— Begin —
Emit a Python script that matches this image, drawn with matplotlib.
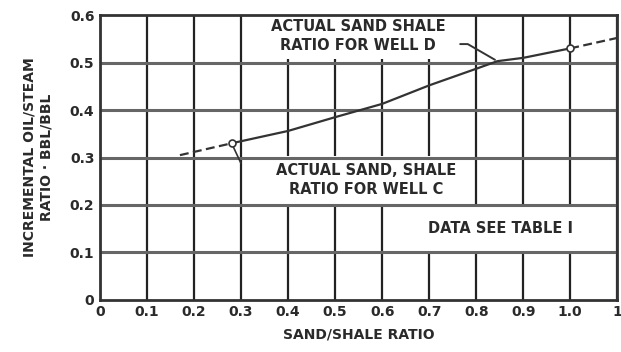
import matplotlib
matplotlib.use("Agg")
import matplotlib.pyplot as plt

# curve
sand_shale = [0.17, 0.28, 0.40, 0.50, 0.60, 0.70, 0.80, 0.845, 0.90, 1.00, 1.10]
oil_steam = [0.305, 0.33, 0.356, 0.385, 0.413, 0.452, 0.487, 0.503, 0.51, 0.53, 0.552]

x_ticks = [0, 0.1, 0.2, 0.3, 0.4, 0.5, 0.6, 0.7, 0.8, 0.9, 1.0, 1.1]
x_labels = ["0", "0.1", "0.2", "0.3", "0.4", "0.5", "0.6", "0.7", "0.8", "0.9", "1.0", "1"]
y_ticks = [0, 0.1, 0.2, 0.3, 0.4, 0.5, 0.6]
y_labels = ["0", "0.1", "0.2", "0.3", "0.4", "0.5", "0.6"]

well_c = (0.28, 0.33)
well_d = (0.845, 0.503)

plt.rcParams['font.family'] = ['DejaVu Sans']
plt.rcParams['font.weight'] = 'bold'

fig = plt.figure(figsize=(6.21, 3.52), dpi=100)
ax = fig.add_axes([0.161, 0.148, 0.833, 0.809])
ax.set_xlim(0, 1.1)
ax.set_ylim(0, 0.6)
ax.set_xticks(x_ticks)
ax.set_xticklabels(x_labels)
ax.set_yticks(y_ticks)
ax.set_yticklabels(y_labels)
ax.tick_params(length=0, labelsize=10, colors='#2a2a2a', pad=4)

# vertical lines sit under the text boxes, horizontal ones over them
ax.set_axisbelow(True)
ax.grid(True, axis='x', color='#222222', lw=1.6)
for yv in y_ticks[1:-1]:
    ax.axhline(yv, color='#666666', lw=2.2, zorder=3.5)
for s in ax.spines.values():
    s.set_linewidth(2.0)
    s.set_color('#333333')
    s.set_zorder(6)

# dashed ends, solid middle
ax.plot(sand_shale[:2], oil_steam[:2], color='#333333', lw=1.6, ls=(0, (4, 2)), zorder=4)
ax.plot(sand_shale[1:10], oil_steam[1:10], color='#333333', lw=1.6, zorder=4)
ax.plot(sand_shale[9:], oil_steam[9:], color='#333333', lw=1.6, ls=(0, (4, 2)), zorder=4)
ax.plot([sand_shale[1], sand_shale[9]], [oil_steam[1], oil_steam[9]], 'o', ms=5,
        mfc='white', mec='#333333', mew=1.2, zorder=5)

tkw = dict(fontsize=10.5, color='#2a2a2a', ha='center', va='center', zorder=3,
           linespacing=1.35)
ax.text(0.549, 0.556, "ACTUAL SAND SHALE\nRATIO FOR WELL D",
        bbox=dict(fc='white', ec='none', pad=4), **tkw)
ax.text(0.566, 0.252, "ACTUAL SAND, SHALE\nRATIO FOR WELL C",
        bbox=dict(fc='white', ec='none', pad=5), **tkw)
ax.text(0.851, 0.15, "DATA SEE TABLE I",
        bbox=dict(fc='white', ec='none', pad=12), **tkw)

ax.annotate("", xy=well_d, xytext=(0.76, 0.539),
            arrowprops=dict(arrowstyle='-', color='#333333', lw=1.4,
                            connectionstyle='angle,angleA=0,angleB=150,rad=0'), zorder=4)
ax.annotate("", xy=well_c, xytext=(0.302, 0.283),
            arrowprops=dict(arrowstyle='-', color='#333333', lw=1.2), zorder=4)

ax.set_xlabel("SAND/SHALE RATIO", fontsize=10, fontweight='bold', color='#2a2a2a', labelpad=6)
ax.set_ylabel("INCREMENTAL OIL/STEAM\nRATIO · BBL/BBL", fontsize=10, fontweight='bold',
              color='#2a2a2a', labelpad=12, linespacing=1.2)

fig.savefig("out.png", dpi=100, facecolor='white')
— End —
— Begin —
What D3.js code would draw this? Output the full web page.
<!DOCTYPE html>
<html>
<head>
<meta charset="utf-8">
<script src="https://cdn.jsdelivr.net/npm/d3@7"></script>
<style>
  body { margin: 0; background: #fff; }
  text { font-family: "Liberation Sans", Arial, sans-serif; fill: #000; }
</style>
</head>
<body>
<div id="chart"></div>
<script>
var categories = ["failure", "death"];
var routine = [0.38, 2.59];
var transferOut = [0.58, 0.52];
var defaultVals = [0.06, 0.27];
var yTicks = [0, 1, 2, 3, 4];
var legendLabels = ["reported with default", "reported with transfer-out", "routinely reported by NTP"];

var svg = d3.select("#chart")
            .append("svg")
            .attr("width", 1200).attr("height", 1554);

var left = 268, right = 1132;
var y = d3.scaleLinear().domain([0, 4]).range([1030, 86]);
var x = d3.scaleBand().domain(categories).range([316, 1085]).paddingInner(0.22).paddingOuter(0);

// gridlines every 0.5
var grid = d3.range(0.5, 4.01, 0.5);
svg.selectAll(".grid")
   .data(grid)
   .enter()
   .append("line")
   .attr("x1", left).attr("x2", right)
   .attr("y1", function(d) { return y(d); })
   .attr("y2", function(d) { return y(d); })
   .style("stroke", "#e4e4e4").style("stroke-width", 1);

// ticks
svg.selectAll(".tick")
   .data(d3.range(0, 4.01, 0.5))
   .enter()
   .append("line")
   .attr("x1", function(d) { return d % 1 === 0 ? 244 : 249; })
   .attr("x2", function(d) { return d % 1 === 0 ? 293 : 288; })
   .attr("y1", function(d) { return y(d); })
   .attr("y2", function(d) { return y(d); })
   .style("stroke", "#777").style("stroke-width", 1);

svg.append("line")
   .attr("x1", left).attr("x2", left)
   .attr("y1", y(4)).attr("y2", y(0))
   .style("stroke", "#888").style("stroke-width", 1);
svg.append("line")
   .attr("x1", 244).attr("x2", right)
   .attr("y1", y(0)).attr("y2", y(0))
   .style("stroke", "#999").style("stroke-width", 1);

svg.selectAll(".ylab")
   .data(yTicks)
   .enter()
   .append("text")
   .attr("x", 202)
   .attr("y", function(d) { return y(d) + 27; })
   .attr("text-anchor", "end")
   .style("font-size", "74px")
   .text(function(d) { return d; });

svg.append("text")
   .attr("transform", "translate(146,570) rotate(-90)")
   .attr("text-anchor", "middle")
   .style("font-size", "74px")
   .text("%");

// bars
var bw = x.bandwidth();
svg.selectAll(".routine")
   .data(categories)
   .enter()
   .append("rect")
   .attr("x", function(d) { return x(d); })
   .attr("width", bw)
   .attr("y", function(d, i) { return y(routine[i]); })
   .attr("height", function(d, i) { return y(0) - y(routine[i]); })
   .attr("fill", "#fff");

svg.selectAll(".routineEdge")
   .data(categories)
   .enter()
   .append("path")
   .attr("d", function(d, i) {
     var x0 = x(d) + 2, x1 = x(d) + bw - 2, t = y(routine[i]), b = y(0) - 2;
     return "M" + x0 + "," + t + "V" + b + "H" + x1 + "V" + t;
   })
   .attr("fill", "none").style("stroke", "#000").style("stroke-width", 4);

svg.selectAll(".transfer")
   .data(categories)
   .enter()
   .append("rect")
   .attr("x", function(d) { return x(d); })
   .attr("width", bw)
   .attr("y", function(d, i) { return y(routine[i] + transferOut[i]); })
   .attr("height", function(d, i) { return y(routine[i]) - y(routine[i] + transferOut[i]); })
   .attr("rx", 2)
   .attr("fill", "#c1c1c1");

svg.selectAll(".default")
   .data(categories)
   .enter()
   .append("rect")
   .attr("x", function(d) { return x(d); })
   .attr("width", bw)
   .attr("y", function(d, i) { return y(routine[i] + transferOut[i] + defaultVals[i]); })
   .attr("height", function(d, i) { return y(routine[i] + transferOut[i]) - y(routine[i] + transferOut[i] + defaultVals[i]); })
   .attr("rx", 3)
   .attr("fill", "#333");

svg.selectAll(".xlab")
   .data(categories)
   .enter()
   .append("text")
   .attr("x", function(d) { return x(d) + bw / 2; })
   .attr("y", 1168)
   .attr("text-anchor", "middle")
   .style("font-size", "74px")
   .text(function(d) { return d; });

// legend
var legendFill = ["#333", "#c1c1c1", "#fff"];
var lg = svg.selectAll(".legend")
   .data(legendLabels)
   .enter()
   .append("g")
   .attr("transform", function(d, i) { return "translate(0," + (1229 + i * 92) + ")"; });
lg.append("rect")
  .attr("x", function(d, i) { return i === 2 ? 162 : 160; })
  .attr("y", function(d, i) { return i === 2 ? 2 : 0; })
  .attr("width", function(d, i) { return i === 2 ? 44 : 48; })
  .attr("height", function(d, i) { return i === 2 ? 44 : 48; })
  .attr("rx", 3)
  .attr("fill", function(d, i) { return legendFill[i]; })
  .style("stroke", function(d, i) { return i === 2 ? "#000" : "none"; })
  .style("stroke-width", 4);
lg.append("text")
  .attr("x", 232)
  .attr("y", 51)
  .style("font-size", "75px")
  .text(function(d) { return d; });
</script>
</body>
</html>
— End —
■ YOUR OBJECTIVE
Lines that include the word "with" are to be extracted from the data above.

■ OUTPUT FOR THIS EXERCISE
Emit a Python script that matches this image, drawn with matplotlib.
var legendLabels = ["reported with default", "reported with transfer-out", "routinely reported by NTP"];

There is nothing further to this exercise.